Reading talks or listening to them, you quickly detect that, rather than intimate one-on-one delivery, he is performing as if to a large audience. His point of reference is always himself, not he and the listeners. It is a style to keep himself in the foreground, racing ahead of the listeners. As is the self-deprecation and, of course, that gorgeous humour. Aurally dazzled, the radio listener isn’t given enough time to decipher what is glitter and what is really gold. All she or he can do is to sit back sighing, ‘God, he’s amazing.’ 
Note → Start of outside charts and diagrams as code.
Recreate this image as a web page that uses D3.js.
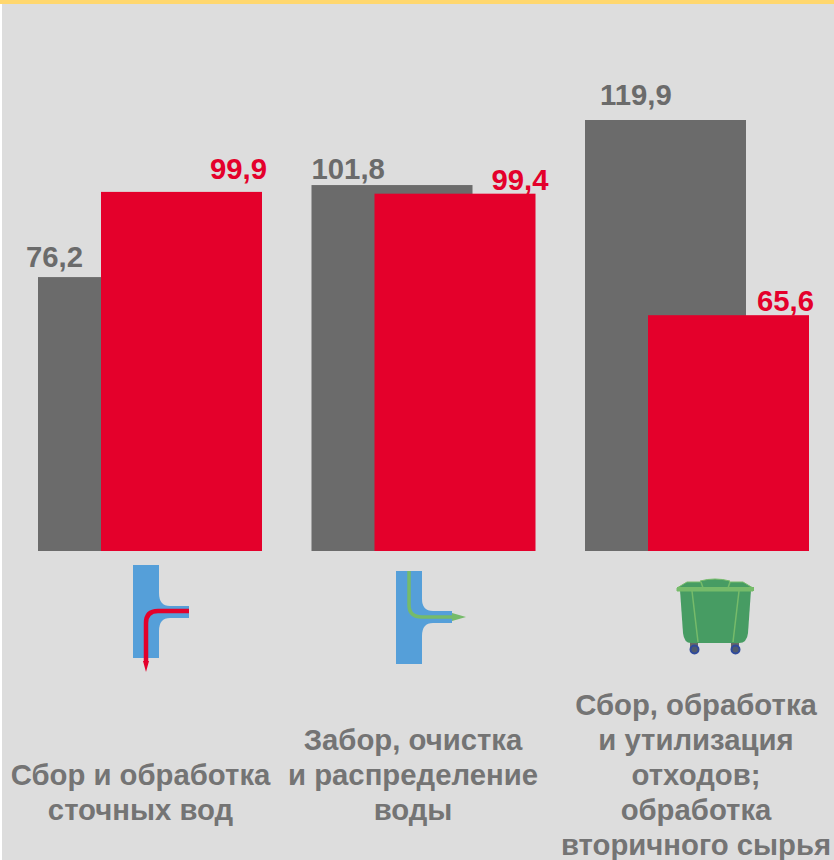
<!DOCTYPE html>
<html><head><meta charset="utf-8">
<script src="https://cdn.jsdelivr.net/npm/d3@7"></script>
<style>html,body{margin:0;padding:0;background:#fff}svg{display:block}text{font-family:"Liberation Sans",Arial,sans-serif;font-weight:bold}</style>
</head><body><div id="c"></div>
<script>
const categories = ["Сбор и обработка сточных вод","Забор, очистка и распределение воды","Сбор, обработка и утилизация отходов; обработка вторичного сырья"];
const categoryLines = [["Сбор и обработка","сточных вод"],["Забор, очистка","и распределение","воды"],["Сбор, обработка","и утилизация","отходов;","обработка","вторичного сырья"]];
const seriesGray = [76.2,101.8,119.9];
const seriesRed = [99.9,99.4,65.6];
const labelsGray = ["76,2","101,8","119,9"];
const labelsRed = ["99,9","99,4","65,6"];

const W=834,H=860,GRAY="#6b6b6b",RED="#e4002b";
const svg=d3.select("#c").append("svg").attr("width",W).attr("height",H);
svg.append("rect").attr("width",W).attr("height",H).attr("fill","#fff");
svg.append("rect").attr("x",2).attr("y",0).attr("width",W-2).attr("height",H).attr("fill","#dddddd");
svg.append("rect").attr("width",W).attr("height",4).attr("fill","#ffd76e");

const y=d3.scaleLinear().domain([0,119.9]).range([551,120]);
const x=d3.scaleBand().domain(categories).range([38,38+3*273.5]);
const barW=161, shift=63;

svg.selectAll(".g").data(categories).join("rect").attr("class","g")
 .attr("x",d=>x(d)).attr("width",barW)
 .attr("y",(d,i)=>y(seriesGray[i])).attr("height",(d,i)=>y(0)-y(seriesGray[i])).attr("fill",GRAY);
svg.selectAll(".r").data(categories).join("rect").attr("class","r")
 .attr("x",d=>x(d)+shift).attr("width",barW)
 .attr("y",(d,i)=>y(seriesRed[i])).attr("height",(d,i)=>y(0)-y(seriesRed[i])).attr("fill",RED);

// hand-placed label offsets from each bar's top-left / top-right corner
const grayDx=[-12,0,15], grayDy=[-10,-6,-15];
const redDx=[5,13,5], redDy=[-12.5,-4,-4];
svg.selectAll(".lg").data(categories).join("text").attr("class","lg")
 .attr("x",(d,i)=>x(d)+grayDx[i]).attr("y",(d,i)=>y(seriesGray[i])+grayDy[i])
 .attr("font-size",29.3).attr("fill",GRAY).text((d,i)=>labelsGray[i]);
svg.selectAll(".lr").data(categories).join("text").attr("class","lr")
 .attr("x",(d,i)=>x(d)+shift+barW+redDx[i]).attr("y",(d,i)=>y(seriesRed[i])+redDy[i])
 .attr("text-anchor","end").attr("font-size",29.3).attr("fill",RED).text((d,i)=>labelsRed[i]);

const centers=[140.5,413,696];
const bottoms=[819.5,819.5,855];
categoryLines.forEach((ls,i)=>{
 svg.append("g").selectAll("text").data(ls).join("text")
  .attr("x",centers[i]).attr("text-anchor","middle")
  .attr("y",(d,j)=>bottoms[i]-(ls.length-1-j)*35)
  .attr("font-size",29.3).attr("fill","#747474").text(d=>d);
});

// icons
const BLUE="#559fd9", LG="#76bb6a";
const i1=svg.append("g").attr("transform","translate(133,565)");
i1.append("path").attr("fill",BLUE).attr("d","M0 0H26V28Q26 41 37 41H56V53H37Q26 53 26 66V93H0Z");
i1.append("path").attr("fill","none").attr("stroke",RED).attr("stroke-width",4.5)
 .attr("d","M56 46H25Q13 46 13 58V97");
i1.append("path").attr("fill",RED).attr("d","M10 96H16L13 107Z");

const i2=svg.append("g").attr("transform","translate(396,571)");
i2.append("path").attr("fill",BLUE).attr("d","M0 0H26V28Q26 40 37 40H56V52H37Q26 52 26 65V93H0Z");
i2.append("path").attr("fill","none").attr("stroke",LG).attr("stroke-width",3.5)
 .attr("d","M13 0V34Q13 46 26 46H58");
i2.append("path").attr("fill",LG).attr("d","M56 42L70 46L56 50Z");

const i3=svg.append("g").attr("transform","translate(677,579)");
const GR="#479c63";
i3.append("path").attr("fill","#666").attr("d","M13 62H21V72H13ZM54 62H62V72H54Z");
i3.selectAll("circle").data([17.5,58.5]).join("circle").attr("cx",d=>d).attr("cy",70.5)
 .attr("r",4).attr("fill","#4f5a6e").attr("stroke","#2f4a9c").attr("stroke-width",2);
i3.append("path").attr("fill",GR).attr("d","M3 11H74L71 54Q70 64 62 64H14Q7 64 6 54Z");
i3.append("path").attr("fill",GR).attr("stroke",LG).attr("stroke-width",1)
 .attr("d","M0 9L10 3H24L23 2Q38 -2 53 2L52 3H66L76 9V12H0Z");
i3.append("path").attr("fill","none").attr("stroke",LG).attr("stroke-width",1.5)
 .attr("d","M15 12L21 63M62 12L56 63M24 3L26 9M53 3L51 9");
i3.append("rect").attr("x",0).attr("y",8).attr("width",77).attr("height",4).attr("fill",LG);
</script></body></html>
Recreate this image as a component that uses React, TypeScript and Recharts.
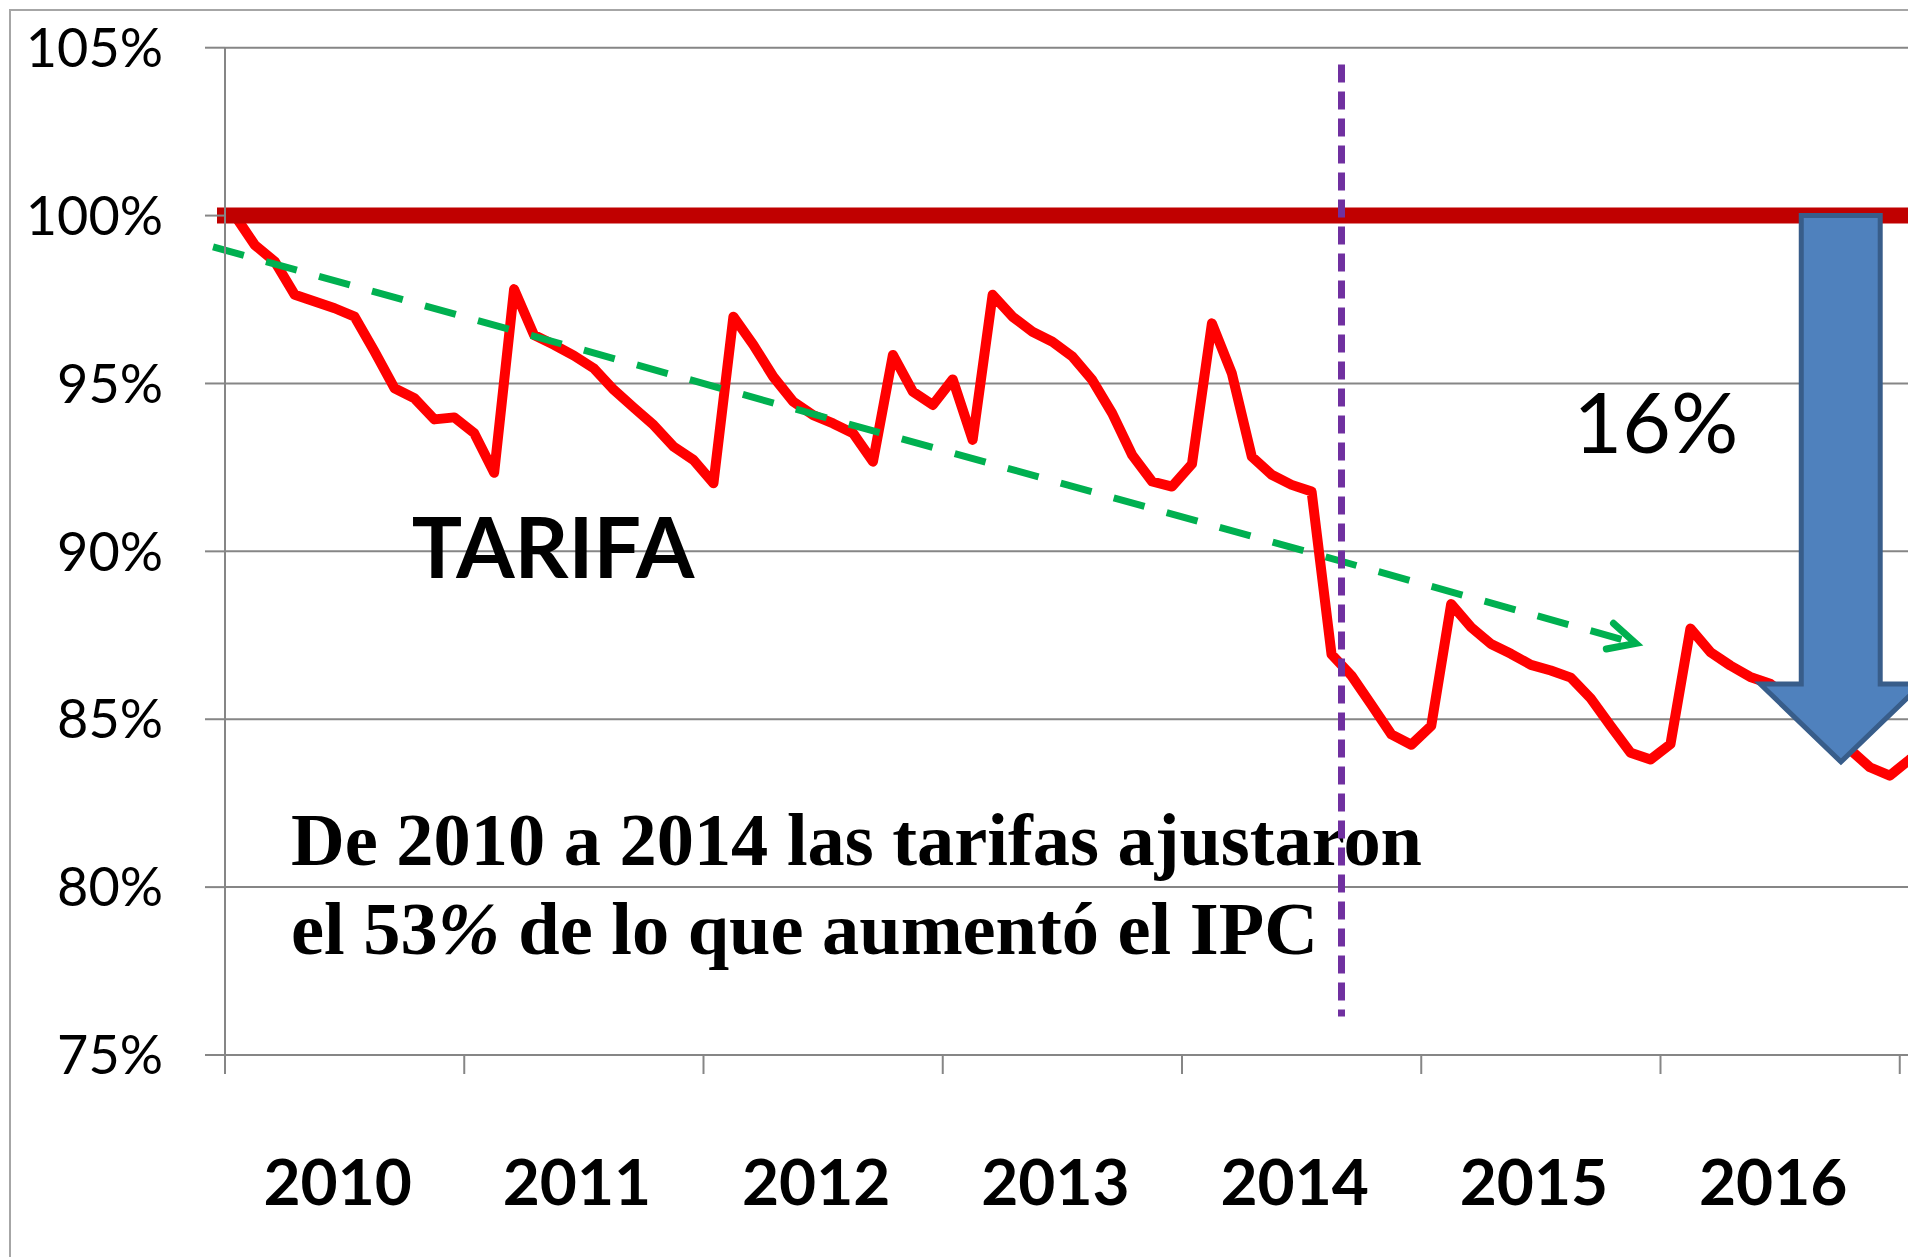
import { LineChart, Line, XAxis, YAxis, CartesianGrid, ReferenceLine, Customized } from 'recharts'

// tariff index, monthly from Jan 2010 (Jan 2010 = 100%)
const tarifa = [
  1.0, 0.9912, 0.9863, 0.9764, 0.9744, 0.9724, 0.9699, 0.9595, 0.9486, 0.9456, 0.9393, 0.9399, // 2010
  0.9352, 0.9234, 0.9781, 0.9644, 0.9615, 0.9583, 0.9545, 0.9481, 0.9428, 0.9376, 0.9312, 0.9272, // 2011
  0.9203, 0.9699, 0.9615, 0.952, 0.9446, 0.9406, 0.9381, 0.9352, 0.9267, 0.9585, 0.9476, 0.9436, // 2012
  0.9512, 0.9332, 0.9764, 0.9699, 0.9654, 0.9624, 0.958, 0.951, 0.9411, 0.9287, 0.9208, 0.9193, // 2013
  0.926, 0.9679, 0.953, 0.9282, 0.9228, 0.9198, 0.9178, 0.8693, 0.863, 0.8543, 0.8455, 0.8424, // 2014
  0.848, 0.8843, 0.8774, 0.8724, 0.8695, 0.8662, 0.8645, 0.8624, 0.8562, 0.848, 0.84, 0.838, // 2015
  0.8426, 0.877, 0.87, 0.866, 0.8626, 0.8606, 0.856, 0.85, 0.845, 0.841, 0.8357, 0.8332, // 2016
  0.838, // 2017
]

const years = ['2010', '2011', '2012', '2013', '2014', '2015', '2016']
const yTicks = [0.75, 0.8, 0.85, 0.9, 0.95, 1.0, 1.05]

// trend line (green), month index / value
const trendStart = { m: -1.1, v: 0.9907 }
const trendEnd = { m: 70.26, v: 0.8726 }

// vertical marker (purple)
const cutMonth = 55.5
const cutTop = 1.045
const cutBottom = 0.7615

// big blue arrow: 100% down to ~84%
const arrow = { left: 76.5, right: 84.6, shaftLeft: 78.56, shaftRight: 82.52, top: 1.0, head: 0.8605, tip: 0.8373 }

const data = tarifa.map((v, i) => ({ m: i, tarifa: v }))

const boundaryTicks = years.map((_, k) => 12 * k - 0.5).concat([83.5])
const labelTicks = years.map((_, k) => 12 * k + 5.15)

const GRID = '#868686'

function YearTick(props: any) {
  const { x, y, payload } = props
  const idx = labelTicks.indexOf(payload.value)
  if (idx >= 0) {
    return (
      <text x={x} y={y + 150} textAnchor="middle" fontFamily="Lato" fontWeight={700} fontSize={64} fill="#000">
        {years[idx]}
      </text>
    )
  }
  return <line x1={x} x2={x} y1={y} y2={y + 19} stroke={GRID} strokeWidth={2} />
}

function Annotations() {
  return (
    <g>
      <text x={553} y={578} textAnchor="middle" fontFamily="Lato" fontWeight={700} fontSize={84} fill="#000">
        TARIFA
      </text>
      <text x={1656} y={453} textAnchor="middle" fontFamily="Lato" fontSize={84} fill="#000">
        16%
      </text>
      <text fontFamily="'Liberation Serif'" fontWeight={700} fontSize={74.4} fill="#000">
        <tspan x={291} y={865}>De 2010 a 2014 las tarifas ajustaron</tspan>
        <tspan x={291} y={954}>el 53</tspan>
        <tspan fontStyle="italic">%</tspan>
        <tspan> de lo que aumentó el IPC</tspan>
      </text>
    </g>
  )
}

function TrendArrow(p: any) {
  const { x1, y1, x2, y2 } = p
  const ang = Math.atan2(y2 - y1, x2 - x1)
  const len = 30
  const spread = 0.46
  const a1 = [x2 - len * Math.cos(ang - spread), y2 - len * Math.sin(ang - spread)]
  const a2 = [x2 - len * Math.cos(ang + spread), y2 - len * Math.sin(ang + spread)]
  return (
    <g>
      <line x1={x1} y1={y1} x2={x2} y2={y2} stroke="#00B050" strokeWidth={7} strokeDasharray="32 23" />
      <path
        d={`M${a1[0]},${a1[1]} L${x2},${y2} L${a2[0]},${a2[1]}`}
        fill="none"
        stroke="#00B050"
        strokeWidth={7}
        strokeLinecap="round"
      />
    </g>
  )
}

// segment runs from (left, top) to (right, tip); the arrow fills that box
function ArrowShape(p: any) {
  const { x1, y1, x2, y2 } = p
  const fx = (m: number) => x1 + ((m - arrow.left) / (arrow.right - arrow.left)) * (x2 - x1)
  const fy = (v: number) => y1 + ((arrow.top - v) / (arrow.top - arrow.tip)) * (y2 - y1)
  const d = [
    `M${fx(arrow.shaftLeft)},${y1}`,
    `L${fx(arrow.shaftRight)},${y1}`,
    `L${fx(arrow.shaftRight)},${fy(arrow.head)}`,
    `L${x2},${fy(arrow.head)}`,
    `L${(x1 + x2) / 2},${y2}`,
    `L${x1},${fy(arrow.head)}`,
    `L${fx(arrow.shaftLeft)},${fy(arrow.head)}`,
    'Z',
  ].join(' ')
  return <path d={d} fill="#4F81BD" stroke="#385D8A" strokeWidth={5} />
}

export default function App() {
  return (
    <div style={{ position: 'fixed', left: 0, top: 0, width: 1908, height: 1257, overflow: 'hidden', background: '#fff' }}>
      <div
        style={{
          position: 'absolute',
          left: 9,
          top: 9,
          width: 2000,
          height: 1400,
          borderLeft: '2px solid #A6A6A6',
          borderTop: '2px solid #A6A6A6',
        }}
      />
      <div style={{ position: 'absolute', left: 0, top: 0 }}>
        <LineChart width={2139} height={1257} data={data} margin={{ top: 47.7, right: 0, bottom: 0, left: 0 }}>
          <CartesianGrid vertical={false} stroke={GRID} strokeWidth={2} />
          <XAxis
            dataKey="m"
            type="number"
            domain={[-0.5, 95.5]}
            allowDataOverflow
            ticks={[...boundaryTicks, ...labelTicks]}
            interval={0}
            tick={(props: any) => <YearTick {...props} />}
            tickLine={false}
            tickSize={0}
            tickMargin={0}
            height={202}
            axisLine={{ stroke: GRID, strokeWidth: 2 }}
          />
          <YAxis
            type="number"
            domain={[0.75, 1.05]}
            allowDataOverflow
            ticks={yTicks}
            interval={0}
            width={225}
            tickSize={20}
            tickMargin={42}
            tickFormatter={(v: number) => `${Math.round(v * 100)}%`}
            tick={{ fill: '#000', fontSize: 54, fontFamily: 'Lato' }}
            tickLine={{ stroke: GRID, strokeWidth: 2 }}
            axisLine={{ stroke: GRID, strokeWidth: 2 }}
          />
          <Customized component={Annotations} />
          <Line
            dataKey="tarifa"
            type="linear"
            stroke="#FF0000"
            strokeWidth={10}
            strokeLinejoin="round"
            strokeLinecap="round"
            dot={false}
            activeDot={false}
            isAnimationActive={false}
          />
          <ReferenceLine y={1} stroke="#C00000" strokeWidth={16} strokeLinecap="square" ifOverflow="visible" />
          <ReferenceLine
            segment={[
              { x: trendStart.m, y: trendStart.v },
              { x: trendEnd.m, y: trendEnd.v },
            ]}
            ifOverflow="visible"
            shape={(p: any) => <TrendArrow {...p} />}
          />
          <ReferenceLine
            segment={[
              { x: cutMonth, y: cutTop },
              { x: cutMonth, y: cutBottom },
            ]}
            stroke="#7030A0"
            strokeWidth={7}
            strokeDasharray="18 9"
            ifOverflow="visible"
          />
          <ReferenceLine
            segment={[
              { x: arrow.left, y: arrow.top },
              { x: arrow.right, y: arrow.tip },
            ]}
            ifOverflow="visible"
            shape={(p: any) => <ArrowShape {...p} />}
          />
        </LineChart>
      </div>
    </div>
  )
}
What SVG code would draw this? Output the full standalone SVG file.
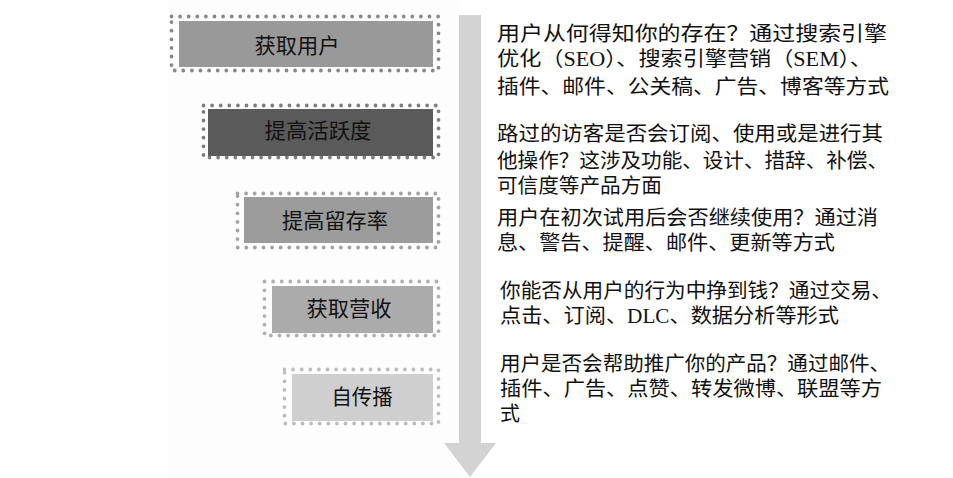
<svg xmlns="http://www.w3.org/2000/svg" width="953" height="478" viewBox="0 0 953 478">
<style>
.dots{fill:none;stroke-width:3.8;stroke-dasharray:0 8.6;stroke-linecap:round}
.lbl{font-family:"Liberation Serif","Noto Sans CJK SC",serif;font-size:21px;fill:#111;text-anchor:middle}
.desc{font-family:"Liberation Serif","Noto Sans CJK SC",serif;font-size:20px;fill:#111}
</style>
<rect x="0" y="0" width="953" height="478" fill="#ffffff"/>
<rect x="168" y="0" width="292" height="478" fill="#fdfdfd"/>
<g id="connectors">
<polygon points="459,15 481,15 481,443 496,443 470,477 444,443 459,443" fill="#d3d3d3"/>
</g>
<g id="node1">
<rect class="dots" x="171.5" y="16.5" width="267" height="54" stroke="#888888"/>
<rect x="179" y="21" width="254" height="46" fill="#999999"/>
<text class="lbl" x="297" y="53" textLength="85" lengthAdjust="spacingAndGlyphs">获取用户</text>
</g>
<g id="node2">
<rect class="dots" x="203.5" y="105.5" width="235" height="52" stroke="#7d7d7d"/>
<rect x="208" y="109" width="225" height="47" fill="#5a5a5a"/>
<text class="lbl" x="318" y="138" textLength="107" lengthAdjust="spacingAndGlyphs">提高活跃度</text>
</g>
<g id="node3">
<rect class="dots" x="237.5" y="193.5" width="201" height="54" stroke="#a2a2a2"/>
<rect x="244" y="197" width="189" height="46" fill="#9c9c9c"/>
<text class="lbl" x="335" y="228" textLength="106" lengthAdjust="spacingAndGlyphs">提高留存率</text>
</g>
<g id="node4">
<rect class="dots" x="264.5" y="281.5" width="174" height="54" stroke="#b0b0b0"/>
<rect x="272" y="286" width="161" height="47" fill="#ababab"/>
<text class="lbl" x="349" y="316" textLength="85" lengthAdjust="spacingAndGlyphs">获取营收</text>
</g>
<g id="node5">
<rect class="dots" x="284.5" y="369.5" width="154" height="54" stroke="#bdbdbd"/>
<rect x="292" y="374" width="141" height="47" fill="#cfcfcf"/>
<text class="lbl" x="362" y="404" textLength="61" lengthAdjust="spacingAndGlyphs">自传播</text>
</g>
<g id="desc1">
<text class="desc" x="497" y="41" textLength="390" lengthAdjust="spacingAndGlyphs">用户从何得知你的存在？通过搜索引擎</text>
<text class="desc" x="497" y="66" textLength="375" lengthAdjust="spacingAndGlyphs">优化（SEO）、搜索引擎营销（SEM）、</text>
<text class="desc" x="497" y="94" textLength="392" lengthAdjust="spacingAndGlyphs">插件、邮件、公关稿、广告、博客等方式</text>
</g>
<g id="desc2">
<text class="desc" x="497" y="141" textLength="386" lengthAdjust="spacingAndGlyphs">路过的访客是否会订阅、使用或是进行其</text>
<text class="desc" x="497" y="168" textLength="391" lengthAdjust="spacingAndGlyphs">他操作？这涉及功能、设计、措辞、补偿、</text>
<text class="desc" x="497" y="193" textLength="165" lengthAdjust="spacingAndGlyphs">可信度等产品方面</text>
</g>
<g id="desc3">
<text class="desc" x="497" y="225" textLength="381" lengthAdjust="spacingAndGlyphs">用户在初次试用后会否继续使用？通过消</text>
<text class="desc" x="497" y="250" textLength="338" lengthAdjust="spacingAndGlyphs">息、警告、提醒、邮件、更新等方式</text>
</g>
<g id="desc4">
<text class="desc" x="500" y="298" textLength="392" lengthAdjust="spacingAndGlyphs">你能否从用户的行为中挣到钱？通过交易、</text>
<text class="desc" x="500" y="323" textLength="339" lengthAdjust="spacingAndGlyphs">点击、订阅、DLC、数据分析等形式</text>
</g>
<g id="desc5">
<text class="desc" x="500" y="371" textLength="390" lengthAdjust="spacingAndGlyphs">用户是否会帮助推广你的产品？通过邮件、</text>
<text class="desc" x="500" y="396" textLength="382" lengthAdjust="spacingAndGlyphs">插件、广告、点赞、转发微博、联盟等方</text>
<text class="desc" x="500" y="421">式</text>
</g>
</svg>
But the written version does help you decipher what is what. The reader has the opportunity to spend much longer with the text than the listener. In print you certainly find the originality and the wit, the bevy of beautiful phrases, and the balletic leaps from one reference to another. But you also discover how sometimes the wit can slip into unwarranted mockery or denigration. It may not sound that way on the radio, but it does read that way. You will also spot how some subjects are unadorned with fresh insight, and how some are dealt with smugly; how climate change is treated as a running joke (its advocates infuriate him); how the Iraq War was a good thing; and how many of his comments on women can read very oddly. But there are benefits, too: for example, you can at last work out how he managed to get from A to Z and back in just ten minutes. The BBC’s website still has the talks online, so seize the opportunity to compare text and sound for yourself.

Covering such a wide range, it is not surprising that some of the talks are better than others; some more deeply felt; some touching a real public pulse. But, as the back cover states, the series is ‘essentially a chronicle of life in twenty-first century Britain’. Which is, of course, a dream run for Clive James, whose own published memoirs so far extend to five volumes. Clearly a man not afraid to chronicle!

The book begins with a talk on pollution and finishes with one on generations and democracy. In between, you visit many countries and many different issues: a journey made memorable by your laughter on the way through. ‘Clams are Happy’, ‘Princes into Battle’, and ‘Private Life’ are fine examples of James in full and insightful form, as are ‘Jesus’ and ‘Right on the Money’. There are many more like them.

Then, a second level of pieces, less thought-provoking but still very engaging. Finally, a number that are, for this reader, not worth the detour. ‘The Speeding Judge’ and ‘High-Priced Porn’ (broadcast on consecutive weeks), for example, are weak and uncomfortably smug. Quite why James felt the need to share the misfortunes of Marcus Einfeld with the British, when he had nothing to add to the known facts, is perplexing.

But that’s the man, mostly engaging, sometimes exasperating: this book is really a portrait of himself. Be sure to read the talk called ‘Sheer Poetry’, then turn to his website and listen to his radio series with Peter Porter. Not performances, these are a splendid feast of real conversation, with both men at their best on a subject they love. You will, too.